● **Raw data**:
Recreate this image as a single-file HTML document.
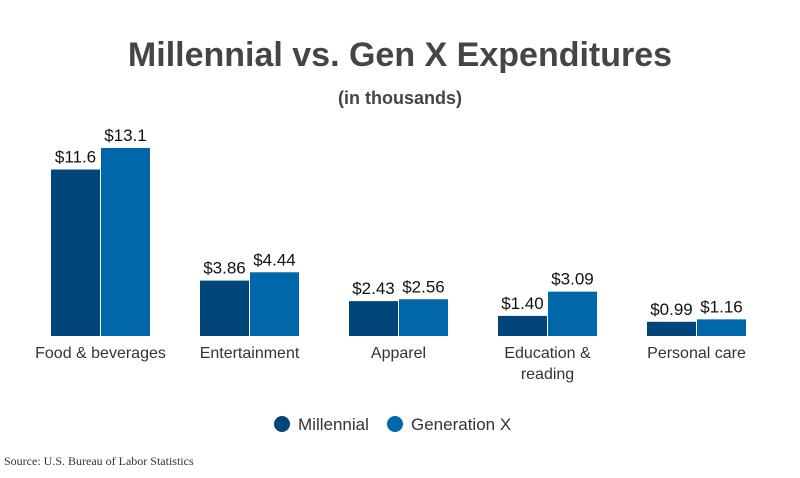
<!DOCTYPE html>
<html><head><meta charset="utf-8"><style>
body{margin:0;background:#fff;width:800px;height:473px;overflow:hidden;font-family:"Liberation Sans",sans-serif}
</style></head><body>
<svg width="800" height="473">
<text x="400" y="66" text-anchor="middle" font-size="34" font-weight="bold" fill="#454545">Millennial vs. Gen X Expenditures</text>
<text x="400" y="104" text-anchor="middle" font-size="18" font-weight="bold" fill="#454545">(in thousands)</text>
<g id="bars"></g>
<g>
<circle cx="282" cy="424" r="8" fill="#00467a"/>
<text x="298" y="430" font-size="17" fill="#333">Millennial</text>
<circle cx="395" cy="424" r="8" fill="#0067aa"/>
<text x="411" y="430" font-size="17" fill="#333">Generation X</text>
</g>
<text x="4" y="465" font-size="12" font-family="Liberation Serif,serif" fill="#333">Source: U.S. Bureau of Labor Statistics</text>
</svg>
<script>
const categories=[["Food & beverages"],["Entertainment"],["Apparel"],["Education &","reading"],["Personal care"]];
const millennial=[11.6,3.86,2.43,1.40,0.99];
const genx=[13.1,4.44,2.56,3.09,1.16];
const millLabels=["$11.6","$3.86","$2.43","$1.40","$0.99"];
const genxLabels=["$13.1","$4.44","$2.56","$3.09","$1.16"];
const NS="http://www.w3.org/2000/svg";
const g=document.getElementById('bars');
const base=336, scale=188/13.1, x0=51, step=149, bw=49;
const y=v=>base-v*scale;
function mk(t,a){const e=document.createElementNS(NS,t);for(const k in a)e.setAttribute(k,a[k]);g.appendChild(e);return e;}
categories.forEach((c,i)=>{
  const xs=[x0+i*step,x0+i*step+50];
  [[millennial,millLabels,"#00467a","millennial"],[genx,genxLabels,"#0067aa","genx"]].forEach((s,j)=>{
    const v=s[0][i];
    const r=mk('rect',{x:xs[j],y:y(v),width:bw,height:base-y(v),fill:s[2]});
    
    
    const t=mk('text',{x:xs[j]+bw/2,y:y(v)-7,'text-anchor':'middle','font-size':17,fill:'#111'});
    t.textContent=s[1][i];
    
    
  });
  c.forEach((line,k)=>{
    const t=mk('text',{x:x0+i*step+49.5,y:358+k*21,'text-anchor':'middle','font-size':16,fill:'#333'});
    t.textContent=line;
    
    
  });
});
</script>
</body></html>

● **Goal**:
Leave the images out and output the remaining material exactly as it stands.

● **Response to this task**:
Recreate this image as a single-file HTML document.
<!DOCTYPE html>
<html><head><meta charset="utf-8"><style>
body{margin:0;background:#fff;width:800px;height:473px;overflow:hidden;font-family:"Liberation Sans",sans-serif}
</style></head><body>
<svg width="800" height="473">
<text x="400" y="66" text-anchor="middle" font-size="34" font-weight="bold" fill="#454545">Millennial vs. Gen X Expenditures</text>
<text x="400" y="104" text-anchor="middle" font-size="18" font-weight="bold" fill="#454545">(in thousands)</text>
<g id="bars"></g>
<g>
<circle cx="282" cy="424" r="8" fill="#00467a"/>
<text x="298" y="430" font-size="17" fill="#333">Millennial</text>
<circle cx="395" cy="424" r="8" fill="#0067aa"/>
<text x="411" y="430" font-size="17" fill="#333">Generation X</text>
</g>
<text x="4" y="465" font-size="12" font-family="Liberation Serif,serif" fill="#333">Source: U.S. Bureau of Labor Statistics</text>
</svg>
<script>
const categories=[["Food & beverages"],["Entertainment"],["Apparel"],["Education &","reading"],["Personal care"]];
const millennial=[11.6,3.86,2.43,1.40,0.99];
const genx=[13.1,4.44,2.56,3.09,1.16];
const millLabels=["$11.6","$3.86","$2.43","$1.40","$0.99"];
const genxLabels=["$13.1","$4.44","$2.56","$3.09","$1.16"];
const NS="http://www.w3.org/2000/svg";
const g=document.getElementById('bars');
const base=336, scale=188/13.1, x0=51, step=149, bw=49;
const y=v=>base-v*scale;
function mk(t,a){const e=document.createElementNS(NS,t);for(const k in a)e.setAttribute(k,a[k]);g.appendChild(e);return e;}
categories.forEach((c,i)=>{
  const xs=[x0+i*step,x0+i*step+50];
  [[millennial,millLabels,"#00467a","millennial"],[genx,genxLabels,"#0067aa","genx"]].forEach((s,j)=>{
    const v=s[0][i];
    const r=mk('rect',{x:xs[j],y:y(v),width:bw,height:base-y(v),fill:s[2]});
    
    
    const t=mk('text',{x:xs[j]+bw/2,y:y(v)-7,'text-anchor':'middle','font-size':17,fill:'#111'});
    t.textContent=s[1][i];
    
    
  });
  c.forEach((line,k)=>{
    const t=mk('text',{x:x0+i*step+49.5,y:358+k*21,'text-anchor':'middle','font-size':16,fill:'#333'});
    t.textContent=line;
    
    
  });
});
</script>
</body></html>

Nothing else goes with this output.